Today a catalog from the store I could not recommend arrived in my mailbox. This 32-page offering instructed me on its cover to Share the Joy.  A quick perusal confirmed why this store was not what my missionary friend would find useful. In addition to the lukewarm fare of broadly evangelical "theological" and "doctrinal" books, there were pages advertising romance novels, knick-knacks, Bible editions of board games, and the newest offering in vegetables teaching God's Word to children, The League of Incredible Vegetables. Is this where those who wish to learn more about the Christian Faith are supposed to shop? And we wonder why Christians in Africa and China feel the need to come and evangelize the West!

Here are some of their new Bible offerings and descriptions with my emphasis added:

  • The Tiara Bible: Embellished with glitter and sparkling "jewels," this Bible includes a 24-page full-color "princess" inserts, maps, time lines and other special helps developed for girls aged 7-11.
  • The Sequin Bible: With larger easy to read type and the full International Children's Bible translation text, girls aged 7-11 will love this Bible embellished with sequins and glitter!
  • My Beautiful Princess Bibles: The popular New Living Translation with special notes and features for little girls aged 3 and up!

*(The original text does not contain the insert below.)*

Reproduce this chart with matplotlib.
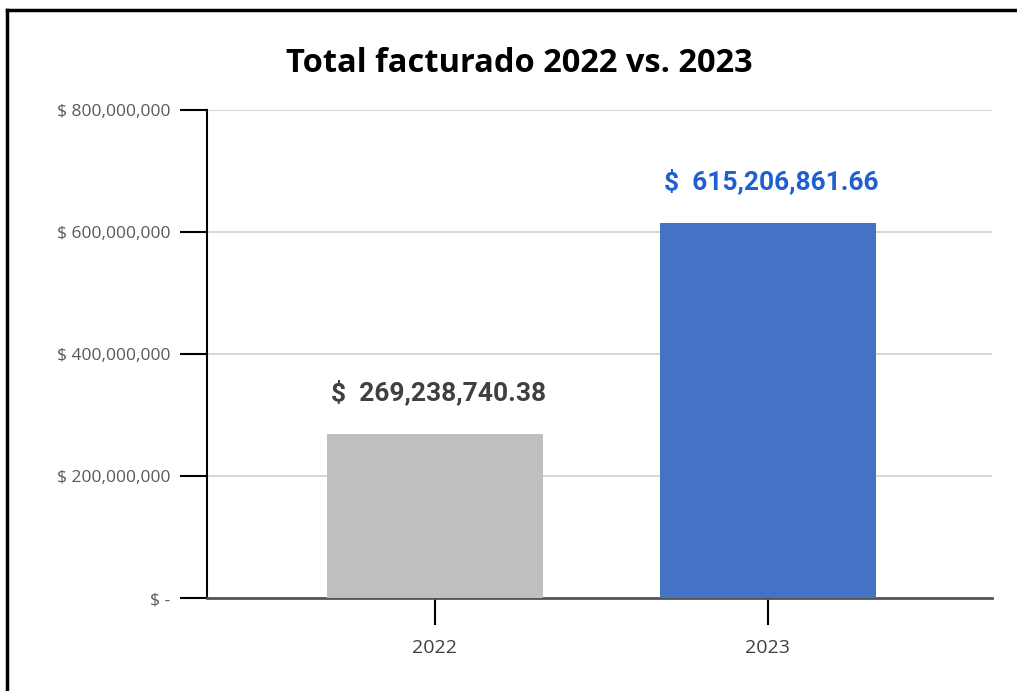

Over 500 highlighted verses, 24 full-color pages with love letters from God and beautiful prayers, plus favorite females of the Bible highlight this unique "princess" themed Bible.
  • The Voice Bible: The new faithful dynamic equivalent translation that reads like a story with all the truth and wisdom of God's Word brought to life through compelling narratives, poetry, and teaching. A collaborative work of more than 120 scholars, pastors, writers, musicians, poets, and artists. The Voice recaptures the passion, grit, humor and beauty of Scripture!

I could list more, but you get the point. There are "Bibles" designed for every consumer type.  Will reading these "Bibles" and other "Christian" offerings create Christians who will change their culture? Will children raised on this fare grow up to be strong enough to go overseas to minister God's Word in places of great hardship, and maybe martyrdom? 

The majority of professing Christians continue to use the state schools for their children's education, and then hand them off to children's church and Sunday school classes to learn the faith, so it is little wonder that we don't see much evidence of American Christians changing culture.  We've taught them that Christianity is a "feel good" religion and neglected to teach them of the sacrifice of martyrs throughout the centuries of Christendom. We also fail to let them learn of the hardships of missionaries who are currently serving Christ in difficult circumstances.

It is time for a change: no more happy stuffed animals sticking their smiling faces out of the ark; no more sentimental morality stories that never mention Jesus Christ; no more enticing children with vegetable-people or glittery trinkets to teach them about their Creator and Savior; and no more marketing ploys that communicate that gimmicks are needed to engage people in the life-changing effect of the Word of God.

A helpful place to start would be to have your family participate in the International Day of Prayer for the Persecuted Church (November 4, 2012), sponsored by my African missionary friend from Frontline Fellowship.